Dataset excerpt
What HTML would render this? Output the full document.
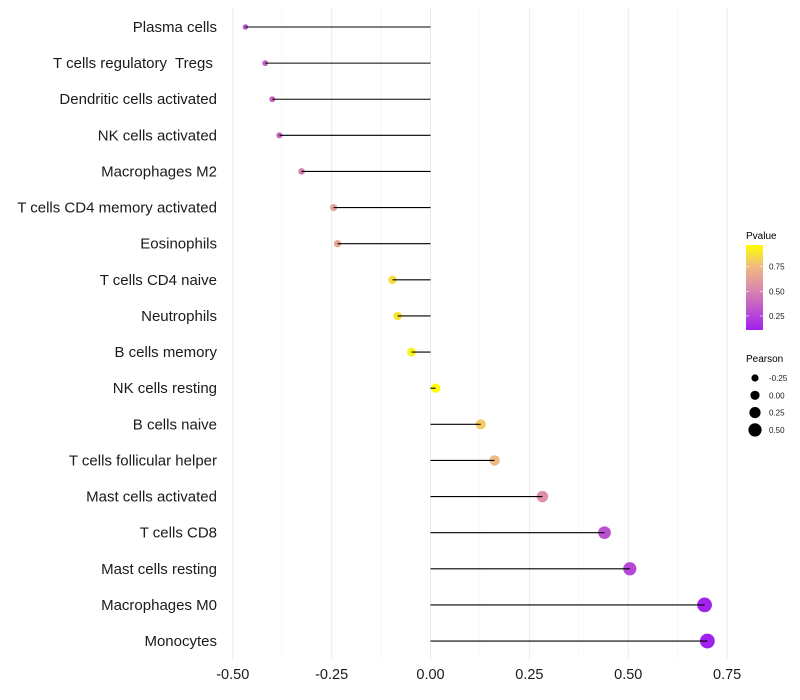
<!DOCTYPE html>
<html><head><meta charset="utf-8"><style>
html,body{margin:0;padding:0;background:#fff;}
svg{display:block;font-family:"Liberation Sans",Arial,sans-serif;}
#ylabels text{white-space:pre;}
</style></head><body>
<svg id="chart" width="800" height="700" viewBox="0 0 800 700" xmlns="http://www.w3.org/2000/svg">
<defs>
<linearGradient id="pgrad" x1="0" y1="1" x2="0" y2="0">
<stop offset="0" stop-color="#A020F0"/>
<stop offset="0.45" stop-color="#D882B0"/>
<stop offset="0.75" stop-color="#F0BC80"/>
<stop offset="1" stop-color="#FFFF00"/>
</linearGradient>
</defs>
<g id="grid"></g>
<g id="marks"></g>
<g id="ylabels"></g>
<g id="xlabels"></g>
<g>
<text x="746" y="239" font-size="10" fill="#000">Pvalue</text>
<rect x="746" y="245" width="17" height="85" fill="url(#pgrad)"/>
<g id="cbticks"></g>
</g>
<g id="sizeLegend">
<text x="746" y="362" font-size="10" fill="#000">Pearson</text>
</g>
</svg>
<script>
const categories = ["Plasma cells","T cells regulatory  Tregs ","Dendritic cells activated","NK cells activated","Macrophages M2","T cells CD4 memory activated","Eosinophils","T cells CD4 naive","Neutrophils","B cells memory","NK cells resting","B cells naive","T cells follicular helper","Mast cells activated","T cells CD8","Mast cells resting","Macrophages M0","Monocytes"];
const pearson = [-0.468,-0.418,-0.400,-0.382,-0.326,-0.245,-0.235,-0.096,-0.083,-0.048,0.013,0.127,0.162,0.283,0.440,0.504,0.693,0.700];
const pvalues = [0.30,0.35,0.38,0.38,0.48,0.65,0.65,0.86,0.88,0.93,0.97,0.80,0.74,0.56,0.30,0.26,0.12,0.11];
const xTicks = [-0.5,-0.25,0,0.25,0.5,0.75];
const xTickLabels = ["-0.50","-0.25","0.00","0.25","0.50","0.75"];
const pTicks = [0.25,0.5,0.75];
const pTickLabels = ["0.25","0.50","0.75"];
const sizeBreaks = [-0.25,0,0.25,0.5];
const sizeLabels = ["-0.25","0.00","0.25","0.50"];

const NS="http://www.w3.org/2000/svg";
function mk(tag,attrs,parent){const e=document.createElementNS(NS,tag);for(const k in attrs)e.setAttribute(k,attrs[k]);parent.appendChild(e);return e;}
const x0=430.5, xs=395.5;
function xScale(v){return x0+v*xs;}
function yScale(i){return 27+i*36.12;}
const pMin=0.107,pMax=0.97;
function pScale(p){return 330-(p-pMin)/(pMax-pMin)*85;}
function rScale(v){return Math.max(2,4.6+4*v);}
function lerp(a,b,t){return a+(b-a)*t;}
const stops=[[0,[160,32,240]],[0.45,[216,130,176]],[0.75,[240,188,128]],[1,[255,255,0]]];
function color(p){let t=(p-pMin)/(pMax-pMin);t=Math.max(0,Math.min(1,t));
for(let i=0;i<stops.length-1;i++){const a=stops[i],b=stops[i+1];if(t<=b[0]){const u=(t-a[0])/(b[0]-a[0]);return "rgb("+a[1].map((c,j)=>Math.round(lerp(c,b[1][j],u))).join(",")+")";}}
return "rgb(255,255,0)";}

const grid=document.getElementById('grid');
for(let v=-0.5;v<=0.751;v+=0.125){
 const major=Math.abs((v*4)-Math.round(v*4))<1e-6;
 const l=mk('line',{x1:xScale(v),x2:xScale(v),y1:8,y2:660,stroke:major?'#ebebeb':'#f4f4f4','stroke-width':major?1:0.7},grid);
 
 
}
const marks=document.getElementById('marks'), yl=document.getElementById('ylabels');
categories.forEach((c,i)=>{
 const y=yScale(i), x=xScale(pearson[i]);
 const pt=mk('circle',{cx:x,cy:y,r:rScale(pearson[i]),fill:color(pvalues[i])},marks);
 
 
 const ln=mk('line',{x1:x0,x2:x,y1:y,y2:y,stroke:'#000','stroke-width':1.1},marks);
 
 
 const t=mk('text',{x:217,y:y+5,'text-anchor':'end','font-size':15,fill:'#1a1a1a'},yl);
 t.textContent=c;
 
 
});
const xl=document.getElementById('xlabels');
xTicks.forEach((v,i)=>{
 const t=mk('text',{x:xScale(v),y:679,'text-anchor':'middle','font-size':14.5,fill:'#1a1a1a'},xl);
 t.textContent=xTickLabels[i];
 
 
});
const cb=document.getElementById('cbticks');
pTicks.forEach((p,i)=>{
 const y=pScale(p);
 mk('line',{x1:746,x2:749,y1:y,y2:y,stroke:'#fff','stroke-width':0.6},cb);
 mk('line',{x1:760,x2:763,y1:y,y2:y,stroke:'#fff','stroke-width':0.6},cb);
 const t=mk('text',{x:769,y:y+3,'font-size':8,fill:'#1a1a1a'},cb);
 t.textContent=pTickLabels[i];
 
 
});
const sl=document.getElementById('sizeLegend');
sizeBreaks.forEach((v,i)=>{
 const y=378+i*17.3;
 const c=mk('circle',{cx:755,cy:y,r:rScale(v),fill:'#000'},sl);
 
 
 const t=mk('text',{x:769,y:y+3,'font-size':8,fill:'#1a1a1a'},sl);
 t.textContent=sizeLabels[i];
 
 
});
</script>
</body></html>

Job
Quote the material word for word, dropping any images it holds.

Task output
What HTML would render this? Output the full document.
<!DOCTYPE html>
<html><head><meta charset="utf-8"><style>
html,body{margin:0;padding:0;background:#fff;}
svg{display:block;font-family:"Liberation Sans",Arial,sans-serif;}
#ylabels text{white-space:pre;}
</style></head><body>
<svg id="chart" width="800" height="700" viewBox="0 0 800 700" xmlns="http://www.w3.org/2000/svg">
<defs>
<linearGradient id="pgrad" x1="0" y1="1" x2="0" y2="0">
<stop offset="0" stop-color="#A020F0"/>
<stop offset="0.45" stop-color="#D882B0"/>
<stop offset="0.75" stop-color="#F0BC80"/>
<stop offset="1" stop-color="#FFFF00"/>
</linearGradient>
</defs>
<g id="grid"></g>
<g id="marks"></g>
<g id="ylabels"></g>
<g id="xlabels"></g>
<g>
<text x="746" y="239" font-size="10" fill="#000">Pvalue</text>
<rect x="746" y="245" width="17" height="85" fill="url(#pgrad)"/>
<g id="cbticks"></g>
</g>
<g id="sizeLegend">
<text x="746" y="362" font-size="10" fill="#000">Pearson</text>
</g>
</svg>
<script>
const categories = ["Plasma cells","T cells regulatory  Tregs ","Dendritic cells activated","NK cells activated","Macrophages M2","T cells CD4 memory activated","Eosinophils","T cells CD4 naive","Neutrophils","B cells memory","NK cells resting","B cells naive","T cells follicular helper","Mast cells activated","T cells CD8","Mast cells resting","Macrophages M0","Monocytes"];
const pearson = [-0.468,-0.418,-0.400,-0.382,-0.326,-0.245,-0.235,-0.096,-0.083,-0.048,0.013,0.127,0.162,0.283,0.440,0.504,0.693,0.700];
const pvalues = [0.30,0.35,0.38,0.38,0.48,0.65,0.65,0.86,0.88,0.93,0.97,0.80,0.74,0.56,0.30,0.26,0.12,0.11];
const xTicks = [-0.5,-0.25,0,0.25,0.5,0.75];
const xTickLabels = ["-0.50","-0.25","0.00","0.25","0.50","0.75"];
const pTicks = [0.25,0.5,0.75];
const pTickLabels = ["0.25","0.50","0.75"];
const sizeBreaks = [-0.25,0,0.25,0.5];
const sizeLabels = ["-0.25","0.00","0.25","0.50"];

const NS="http://www.w3.org/2000/svg";
function mk(tag,attrs,parent){const e=document.createElementNS(NS,tag);for(const k in attrs)e.setAttribute(k,attrs[k]);parent.appendChild(e);return e;}
const x0=430.5, xs=395.5;
function xScale(v){return x0+v*xs;}
function yScale(i){return 27+i*36.12;}
const pMin=0.107,pMax=0.97;
function pScale(p){return 330-(p-pMin)/(pMax-pMin)*85;}
function rScale(v){return Math.max(2,4.6+4*v);}
function lerp(a,b,t){return a+(b-a)*t;}
const stops=[[0,[160,32,240]],[0.45,[216,130,176]],[0.75,[240,188,128]],[1,[255,255,0]]];
function color(p){let t=(p-pMin)/(pMax-pMin);t=Math.max(0,Math.min(1,t));
for(let i=0;i<stops.length-1;i++){const a=stops[i],b=stops[i+1];if(t<=b[0]){const u=(t-a[0])/(b[0]-a[0]);return "rgb("+a[1].map((c,j)=>Math.round(lerp(c,b[1][j],u))).join(",")+")";}}
return "rgb(255,255,0)";}

const grid=document.getElementById('grid');
for(let v=-0.5;v<=0.751;v+=0.125){
 const major=Math.abs((v*4)-Math.round(v*4))<1e-6;
 const l=mk('line',{x1:xScale(v),x2:xScale(v),y1:8,y2:660,stroke:major?'#ebebeb':'#f4f4f4','stroke-width':major?1:0.7},grid);
 
 
}
const marks=document.getElementById('marks'), yl=document.getElementById('ylabels');
categories.forEach((c,i)=>{
 const y=yScale(i), x=xScale(pearson[i]);
 const pt=mk('circle',{cx:x,cy:y,r:rScale(pearson[i]),fill:color(pvalues[i])},marks);
 
 
 const ln=mk('line',{x1:x0,x2:x,y1:y,y2:y,stroke:'#000','stroke-width':1.1},marks);
 
 
 const t=mk('text',{x:217,y:y+5,'text-anchor':'end','font-size':15,fill:'#1a1a1a'},yl);
 t.textContent=c;
 
 
});
const xl=document.getElementById('xlabels');
xTicks.forEach((v,i)=>{
 const t=mk('text',{x:xScale(v),y:679,'text-anchor':'middle','font-size':14.5,fill:'#1a1a1a'},xl);
 t.textContent=xTickLabels[i];
 
 
});
const cb=document.getElementById('cbticks');
pTicks.forEach((p,i)=>{
 const y=pScale(p);
 mk('line',{x1:746,x2:749,y1:y,y2:y,stroke:'#fff','stroke-width':0.6},cb);
 mk('line',{x1:760,x2:763,y1:y,y2:y,stroke:'#fff','stroke-width':0.6},cb);
 const t=mk('text',{x:769,y:y+3,'font-size':8,fill:'#1a1a1a'},cb);
 t.textContent=pTickLabels[i];
 
 
});
const sl=document.getElementById('sizeLegend');
sizeBreaks.forEach((v,i)=>{
 const y=378+i*17.3;
 const c=mk('circle',{cx:755,cy:y,r:rScale(v),fill:'#000'},sl);
 
 
 const t=mk('text',{x:769,y:y+3,'font-size':8,fill:'#1a1a1a'},sl);
 t.textContent=sizeLabels[i];
 
 
});
</script>
</body></html>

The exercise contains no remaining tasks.